Using stevia powder may present some challenges. Since the powder is 300 times sweeter than sugar, the amount used will vary from the amount of sugar you will need to create the sweet flavor you desire. For example, a recipe may call for one cup of sugar; the equivalent of stevia is 1/3 to ½ tsp, depending on the sweetness you desire. That is a big difference in concentration and volume.

Sugar does more than just sweeten our foods. For baked goods, it helps brown and provides bulk in cakes, pies, and cookies. While replacing the sugar is a good thing for calorie reduction, the amount of stevia powder used may not develop dough or impart the browning qualities of sugar.

Stevia blends have been developed to help to more easily replace sugar in recipes. The blends will add a fiber or another low-calorie or non-calorie sweetener to adapt recipes that use sugar as an ingredient

Stevia and Inulin

Inulin is a non-digestible fiber used to improve the usage of stevia extract. Mixed with inulin, stevia can be converted in recipes one to one with sugar as listed on stevia.com. Sold commercially in packets, stevia inulin blends can be used in hot or cold products, just like sugar.
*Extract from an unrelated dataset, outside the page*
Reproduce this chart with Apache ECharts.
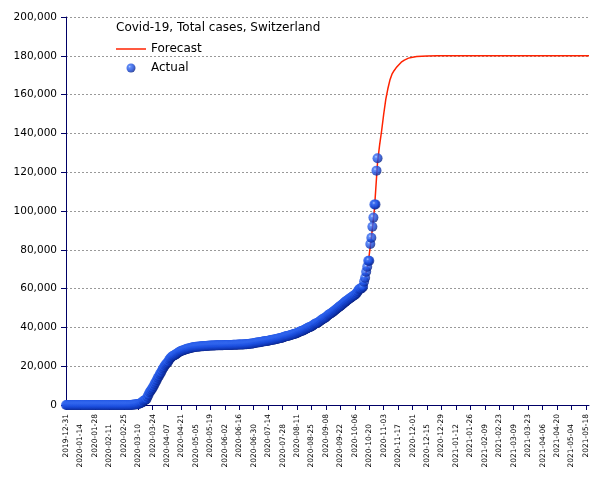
<!DOCTYPE html>
<html><head><meta charset="utf-8">
<script src="https://cdn.jsdelivr.net/npm/echarts@6/dist/echarts.min.js"></script>
<style>html,body{margin:0;padding:0;background:#fff}#c{width:605px;height:480px}</style>
</head><body><div id="c"></div>
<script>
// x-axis tick labels, one every 14 days starting 2019-12-31 (day 0)
const tickLabels = [
  '2019-12-31','2020-01-14','2020-01-28','2020-02-11','2020-02-25','2020-03-10','2020-03-24',
  '2020-04-07','2020-04-21','2020-05-05','2020-05-19','2020-06-02','2020-06-16','2020-06-30',
  '2020-07-14','2020-07-28','2020-08-11','2020-08-25','2020-09-08','2020-09-22','2020-10-06',
  '2020-10-20','2020-11-03','2020-11-17','2020-12-01','2020-12-15','2020-12-29','2021-01-12',
  '2021-01-26','2021-02-09','2021-02-23','2021-03-09','2021-03-23','2021-04-06','2021-04-20',
  '2021-05-04','2021-05-18'
];
const tickStep = 14;
const dayMax = 507;

// Actual total cases, one value per day from 2019-12-31 (index = day)
const actual = [
  0,0,0,0,0,0,0,0,0,0,
  0,0,0,0,0,0,0,0,0,0,
  0,0,0,0,0,0,0,0,0,0,
  0,0,0,0,0,0,0,0,0,0,
  0,0,0,0,0,0,0,0,0,0,
  0,0,0,0,0,0,
  1,1,8,8,18,27,42,56,90,114,
  214,268,337,374,491,652,858,1125,1359,2200,
  2330,2650,3010,4222,5294,6575,7245,8060,8836,9765,
  10897,11811,12928,14076,14829,15922,16605,17768,18827,19606,
  20505,21100,21657,22253,23280,24051,24551,25107,25415,25688,
  25936,26336,26732,27078,27404,27740,27944,28063,28268,28496,
  28677,28894,29061,29164,29264,29407,29586,29705,29817,29905,
  29981,30009,30060,30126,30207,30251,30305,30344,30380,30413,
  30463,30514,30572,30587,30618,30658,30694,30707,30725,30736,
  30746,30761,30776,30796,30828,30845,30862,30871,30874,30893,
  30913,30936,30956,30965,30972,30988,31011,31044,31063,31094,
  31117,31131,31154,31187,31217,31235,31243,31292,31310,31376,
  31428,31486,31555,31617,31652,31714,31851,31967,32101,32198,
  32268,32315,32369,32498,32586,32690,32817,32883,32946,33016,
  33148,33290,33382,33492,33591,33634,33742,33883,34000,34154,
  34302,34412,34477,34609,34802,34989,35232,35412,35550,35616,
  35746,35927,36108,36269,36451,36603,36708,36895,37169,37403,
  37671,37924,38124,38252,38449,38760,39026,39332,39627,39903,
  40060,40262,40645,40880,41346,41722,42014,42177,42393,42763,
  43127,43532,43957,44401,44592,44837,45306,45711,46239,46704,
  47000,47300,47700,48100,48600,49000,49400,49900,50300,50700,
  51100,51500,51900,52400,52900,53300,53700,54100,54500,54900,
  55300,55700,56100,56400,56700,57200,57900,58700,59600,60000,
  60000,60400,61000,63600,65600,68700,71300,74400,74400,83000,
  86200,91900,96600,103400,103400,120800,127200
];

// Forecast curve (day since 2019-12-31, total cases)
const fcDays = [240,250,260,270,275,280,284,287,290,293,296,299,302,304,306,308,310,312,314,316,318,320,322,325,328,332,336,340,345,350,360,380,420,460,507];
const fcValues = [41300,44600,48600,52900,54900,56900,59800,61500,66000,73500,86000,101000,125000,134000,141500,150000,157500,163000,167500,170500,172300,173800,175000,176700,177800,178800,179300,179600,179800,179900,180000,180000,180000,180000,180000];

const chart = echarts.init(document.getElementById('c'), null, {renderer: 'canvas'});
const actualData = actual.map((v, i) => [i, v]);
const fcData = fcDays.map((d, i) => [d, fcValues[i]]);
const tickVals = tickLabels.map((_, i) => i * tickStep);
const navy = '#000066';
const sphere = {
  type: 'radial', x: 0.35, y: 0.35, r: 0.7,
  colorStops: [
    {offset: 0, color: '#b0ccff'},
    {offset: 0.2, color: '#3a70f5'},
    {offset: 0.55, color: '#1a4ee0'},
    {offset: 0.85, color: '#0c2fa8'},
    {offset: 1, color: '#061c78'}
  ]
};
const font = 'DejaVu Sans';

chart.setOption({
  animation: false,
  backgroundColor: '#fff',
  title: {
    text: 'Covid-19, Total cases, Switzerland',
    left: 111, top: 17,
    textStyle: {fontFamily: font, fontSize: 12, fontWeight: 'normal', color: '#000'}
  },
  legend: {
    orient: 'vertical', left: 111, top: 38,
    itemWidth: 30, itemHeight: 9, itemGap: 7,
    textStyle: {fontFamily: font, fontSize: 12, color: '#000'},
    data: [
      {name: 'Forecast', icon: 'path://M0,0L30,0L30,1.5L0,1.5Z'},
      {name: 'Actual'}
    ]
  },
  grid: {left: 66, right: 16, top: 17, bottom: 75},
  xAxis: {
    type: 'value', min: 0, max: dayMax, interval: tickStep,
    axisLine: {lineStyle: {color: navy, width: 1}},
    axisTick: {show: true, length: 5, customValues: tickVals, lineStyle: {color: navy}},
    axisLabel: {
      customValues: tickVals, rotate: 90,
      fontFamily: font, fontSize: 7.5, color: '#000', margin: 9,
      formatter: (v) => {
        const i = Math.round(v / tickStep);
        const t = tickLabels[i] || '';
        return i % 2 ? '{e|' + t + '}{s| }' : '{e|' + t + '}';
      },
      rich: {
        e: {fontFamily: font, fontSize: 7.5, color: '#000'},
        s: {fontFamily: font, fontSize: 7.5, width: 10}
      }
    },
    splitLine: {show: false}
  },
  yAxis: {
    type: 'value', min: 0, max: 200000, interval: 20000,
    axisLine: {show: true, lineStyle: {color: navy, width: 1}},
    axisTick: {show: true, length: 5, lineStyle: {color: navy}},
    axisLabel: {
      fontFamily: font, fontSize: 10.5, color: '#000', margin: 9,
      formatter: (v) => v.toLocaleString('en-US')
    },
    splitLine: {lineStyle: {color: '#999', type: [2, 2], width: 1}}
  },
  series: [
    {
      name: 'Forecast', type: 'line', data: fcData, symbol: 'none',
      lineStyle: {color: '#ff2200', width: 1.5}, itemStyle: {color: '#ff2200'}, z: 2
    },
    {
      name: 'Actual', type: 'scatter', data: actualData, symbol: 'circle', symbolSize: 10,
      itemStyle: {color: sphere}, z: 3
    }
  ]
});
</script>
</body></html>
Commercially, you can find this blend being sold as Sweet Leaf.

Stevia and Erythritol

Using stevia with erythritol produces a product very similar to regular sugar. Erythritol is a sugar alcohol produced by fermenting vegetables. Erythritol is also a non-calorie sweetener and mixed with stevia to enhance the flavor of stevia. It's easy to use in recipes that are baked, as the blend can be used in amounts equal to sugar. Commercially, this blend is sold under names uch as Truvia and Z Sweet.

Stevia and Maltodextrin

Stevia powder is also mixed with maltodextrin to enhance your ability to use it in hot and cold items. Adding maltodextrin does not increase the calorie level of the sweetener; it's just another agent used to enhance flavor and use of the stevia extract. If you are allergic to corn, you may want to avoid this blend, as corn is a chief source of maltodextrin as reported by The Sugar Association. This blend is sold commercially as NuNaturals.